The Cost of Ignoring What's Actually Happening

Some people dismiss AI development as a trend, a temporary excitement that will settle down and return us to familiar patterns. This perspective fundamentally misunderstands what's occurring. Agentic applications aren’t a feature being added to existing software. They represent a different approach to building systems entirely. Companies aren't experimenting with this because it's fashionable. They're adopting it because it changes their operational economics in ways that matter to survival.

When a business realizes they can automate complex workflows that previously required multiple employees, they don't care about your framework preference or language loyalty. They care about implementation speed and ecosystem maturity to deploy effective solutions as soon as possible. If the only credible path to building these systems runs through Python, then Python is what they'll use. Your years of PHP expertise become a liability rather than an asset because you can’t deliver what the company needs to remain competitive.

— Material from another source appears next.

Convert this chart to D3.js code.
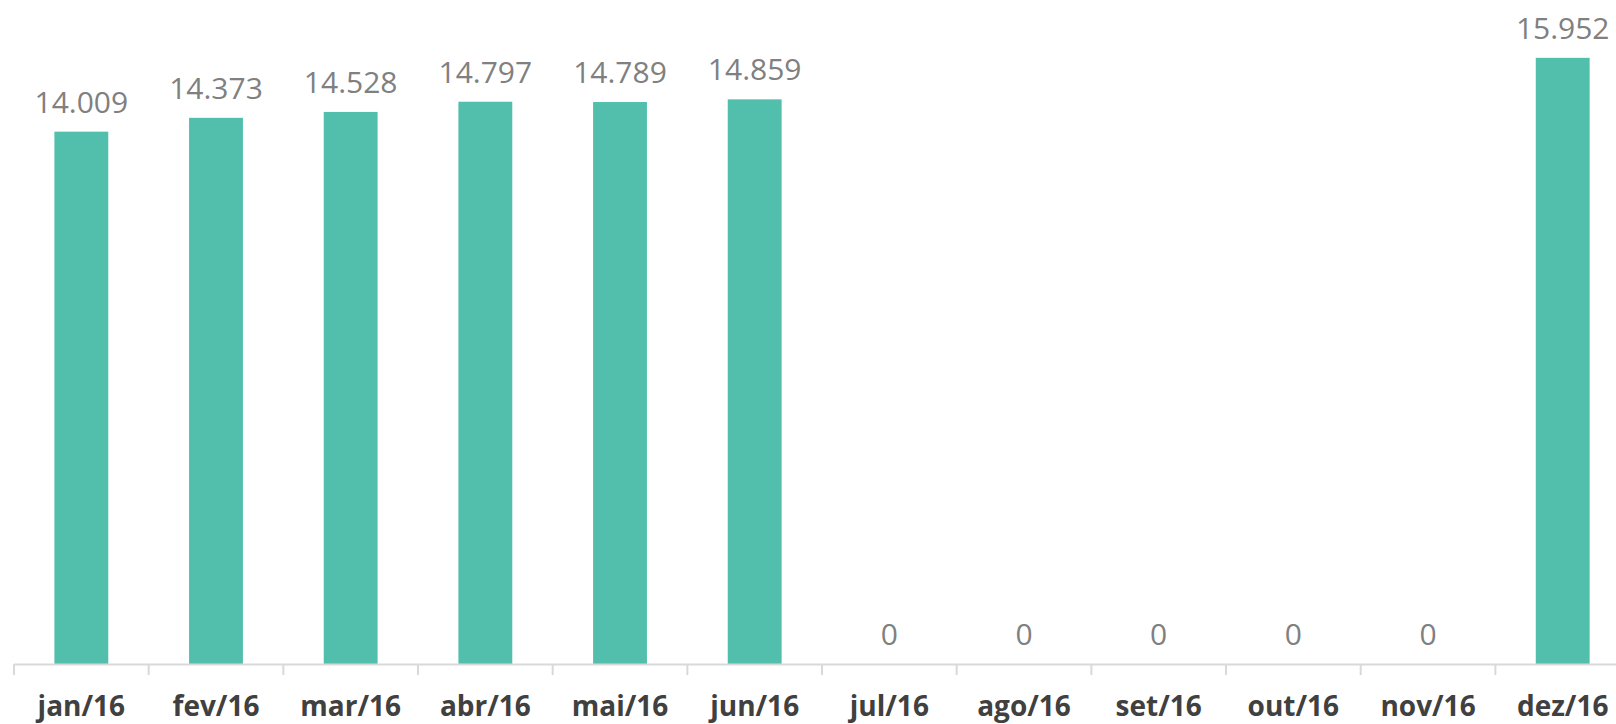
<!DOCTYPE html>
<html lang="pt">
<head>
  <meta charset="UTF-8" />
  <title>Mensal 2016</title>
  <script src="https://d3js.org/d3.v7.min.js"></script>
  <style>
    body {
      margin: 0;
      background: #fff;
      overflow: hidden;
    }
    svg {
      display: block;
    }
    .value {
      font-family: "Open Sans", sans-serif;
      font-size: 30px;
      fill: #808080;
    }
    .cat {
      font-family: "Open Sans", sans-serif;
      font-size: 28px;
      font-weight: bold;
      fill: #404040;
    }
  </style>
</head>
<body>
  <div id="chart"></div>

  <script>
    const months = ["jan/16", "fev/16", "mar/16", "abr/16", "mai/16", "jun/16",
                    "jul/16", "ago/16", "set/16", "out/16", "nov/16", "dez/16"];
    const values = [14009, 14373, 14528, 14797, 14789, 14859, 0, 0, 0, 0, 0, 15952];
    const valueLabels = ["14.009", "14.373", "14.528", "14.797", "14.789", "14.859",
                         "0", "0", "0", "0", "0", "15.952"];

    const width = 1616;
    const height = 724;
    const baseY = 664;
    const left = 14;
    const step = 134.67;

    const svg = d3.select("#chart")
      .append("svg")
      .attr("width", width)
      .attr("height", height);

    const x = d3.scaleBand()
      .domain(months)
      .range([left, left + step * months.length])
      .padding(0);

    const y = d3.scaleLinear()
      .domain([0, 16000])
      .range([baseY, baseY - 16000 * 0.038]);

    const barW = x.bandwidth() * 0.4;

    // bars
    svg.append("g")
      .selectAll("rect")
      .data(values)
      .enter()
      .append("rect")
      .attr("x", (d, i) => x(months[i]) + (x.bandwidth() - barW) / 2)
      .attr("y", d => y(d))
      .attr("width", barW)
      .attr("height", d => baseY - y(d))
      .attr("fill", "#52bfad");

    // value labels
    svg.append("g")
      .selectAll("text")
      .data(values)
      .enter()
      .append("text")
      .attr("class", "value")
      .attr("x", (d, i) => x(months[i]) + x.bandwidth() / 2)
      .attr("y", d => y(d) - 19)
      .attr("text-anchor", "middle")
      .text((d, i) => valueLabels[i]);

    // axis line + ticks at band boundaries
    const axis = svg.append("g");
    axis.append("line")
      .attr("x1", left)
      .attr("x2", width)
      .attr("y1", baseY + 0.5)
      .attr("y2", baseY + 0.5)
      .attr("stroke", "#d9d9d9")
      .attr("stroke-width", 2);

    axis.selectAll("line.tick")
      .data(months)
      .enter()
      .append("line")
      .attr("class", "tick")
      .attr("x1", d => x(d))
      .attr("x2", d => x(d))
      .attr("y1", baseY)
      .attr("y2", baseY + 11)
      .attr("stroke", "#d9d9d9")
      .attr("stroke-width", 2);

    // category labels
    svg.append("g")
      .selectAll("text")
      .data(months)
      .enter()
      .append("text")
      .attr("class", "cat")
      .attr("x", d => x(d) + x.bandwidth() / 2)
      .attr("y", 716)
      .attr("text-anchor", "middle")
      .text(d => d);
  </script>
</body>
</html>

The PHP community's response to this has been inadequate bordering on negligent. We write articles titled "Why PHP is the Best Choice" that convince nobody because they address none of the actual questions people are asking. Nobody talk about how to build agentic applications that can interact with multiple APIs, maintain conversation context, and make autonomous decisions. They don't provide patterns for integrating language models into Laravel applications or handling the operation complexity that agent workflows require. They just repeat the same defensive talking points about PHP's web capabilities while the industry moves toward problems PHP developers claim they can't solve.

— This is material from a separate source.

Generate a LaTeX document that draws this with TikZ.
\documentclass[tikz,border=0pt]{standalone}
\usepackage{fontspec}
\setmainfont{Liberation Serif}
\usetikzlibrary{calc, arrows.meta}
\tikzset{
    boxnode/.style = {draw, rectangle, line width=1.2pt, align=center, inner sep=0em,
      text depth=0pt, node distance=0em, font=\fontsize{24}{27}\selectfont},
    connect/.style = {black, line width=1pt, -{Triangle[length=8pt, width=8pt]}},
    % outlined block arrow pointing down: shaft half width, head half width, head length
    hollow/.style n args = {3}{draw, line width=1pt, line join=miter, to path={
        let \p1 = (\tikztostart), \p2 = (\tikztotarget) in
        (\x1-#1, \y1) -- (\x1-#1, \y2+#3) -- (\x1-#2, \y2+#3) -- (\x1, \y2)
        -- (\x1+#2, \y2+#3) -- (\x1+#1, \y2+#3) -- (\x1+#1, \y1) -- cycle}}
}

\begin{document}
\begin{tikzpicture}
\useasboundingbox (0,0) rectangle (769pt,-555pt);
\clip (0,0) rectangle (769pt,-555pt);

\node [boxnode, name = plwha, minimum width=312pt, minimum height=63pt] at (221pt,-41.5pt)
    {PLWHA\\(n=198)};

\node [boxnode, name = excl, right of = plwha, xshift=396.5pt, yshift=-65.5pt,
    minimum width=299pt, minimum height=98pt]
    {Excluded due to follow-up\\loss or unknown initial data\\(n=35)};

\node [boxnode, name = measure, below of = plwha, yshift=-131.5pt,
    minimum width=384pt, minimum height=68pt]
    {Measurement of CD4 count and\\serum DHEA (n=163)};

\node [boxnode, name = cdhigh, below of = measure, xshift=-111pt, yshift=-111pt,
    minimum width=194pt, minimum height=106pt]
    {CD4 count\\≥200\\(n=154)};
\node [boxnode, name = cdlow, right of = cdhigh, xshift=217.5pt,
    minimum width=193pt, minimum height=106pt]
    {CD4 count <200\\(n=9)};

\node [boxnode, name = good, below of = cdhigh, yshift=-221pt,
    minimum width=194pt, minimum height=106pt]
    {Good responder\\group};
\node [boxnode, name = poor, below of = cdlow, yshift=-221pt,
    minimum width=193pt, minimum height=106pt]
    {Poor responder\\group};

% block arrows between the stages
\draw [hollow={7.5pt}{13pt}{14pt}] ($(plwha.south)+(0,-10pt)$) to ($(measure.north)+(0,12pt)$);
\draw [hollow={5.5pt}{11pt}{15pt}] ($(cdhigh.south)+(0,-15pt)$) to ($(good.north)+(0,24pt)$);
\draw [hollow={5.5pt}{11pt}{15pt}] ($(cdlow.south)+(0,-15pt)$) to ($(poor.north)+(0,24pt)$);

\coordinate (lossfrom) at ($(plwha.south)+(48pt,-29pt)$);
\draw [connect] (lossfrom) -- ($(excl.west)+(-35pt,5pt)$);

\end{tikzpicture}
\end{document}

This creates a self-fulfilling prophecy. PHP appears unsuitable for AI development because no one builds the tools to make it suitable. Talented developers leave for ecosystems that support their career growth. Companies hire outside the PHP community because we don't demonstrate competence in the areas they're investing in. Then we point to the exodus as evidence that maybe PHP really isn't meant for this kind of work, completing a cycle of irrelevance we constructed ourselves.

What Happens When the Tools Finally Exist

The developers who lost their positions didn't lack skill or intelligence. They were caught in an ecosystem that hadn't yet evolved with the problems businesses needed solved. But some of them found their way to Neuron and discovered something that changed their trajectory: PHP handles agentic applications naturally once you have the right enabling paltform in place. The language's mature capabilities, and large package ecosystem, provide exactly what these systems need.

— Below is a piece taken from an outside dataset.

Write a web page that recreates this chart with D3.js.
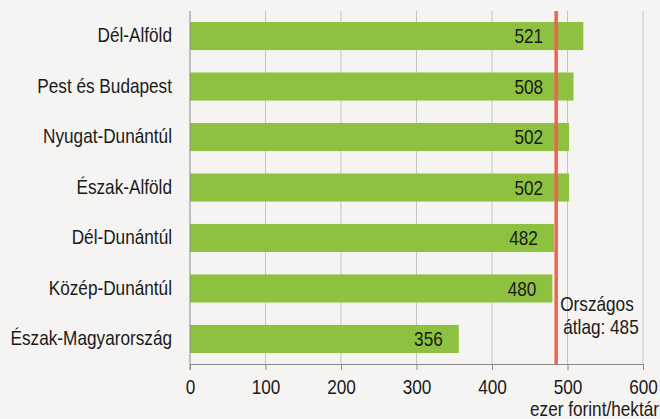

** What was missing wasn't potential but actual implementation.**

These developers started building again. Not toy projects or proofs of concept, but production agentic systems handling real business logic. Customer service agents that resolve support tickets autonomously. Data analysis agents that generate insights from business metrics. Workflow automation that adapts to changing conditions without manual intervention.

They're now demonstrating capabilities their previous employers assumed required abandoning PHP entirely. What changed was their access to tools designed for the problems they were solving. They didn't have to become Python developers or learn entirely new paradigms. They applied their existing PHP knowledge to agentic architectures using a framework that understood both domains. Their career trajectories shifted because PHP finally has a credible answer when someone asks about building intelligent, autonomous systems.

The community forming around this work represents PHP's actual future, not its past. These developers understand that web frameworks were just the first chapter, and that the language's evolution doesn't end with serving HTTP requests. They're building the proof that PHP developers can lead in agentic development rather than watch from the sidelines. Every production agent they deploy, every autonomous workflow they implement, every business problem they solve with AI-driven systems reinforces that PHP belongs in this space.

That gap is closing now, and the developers who bridge it first are positioning themselves at the front of PHP's next chapter. Your expertise in PHP doesn't have to be a limitation in an AI-driven industry. The tools exist now to take what you already know and apply it to the systems companies are actually building. The question isn’t whether PHP can participate in agentic development anymore. The question is whether you’ll be part of this revolution.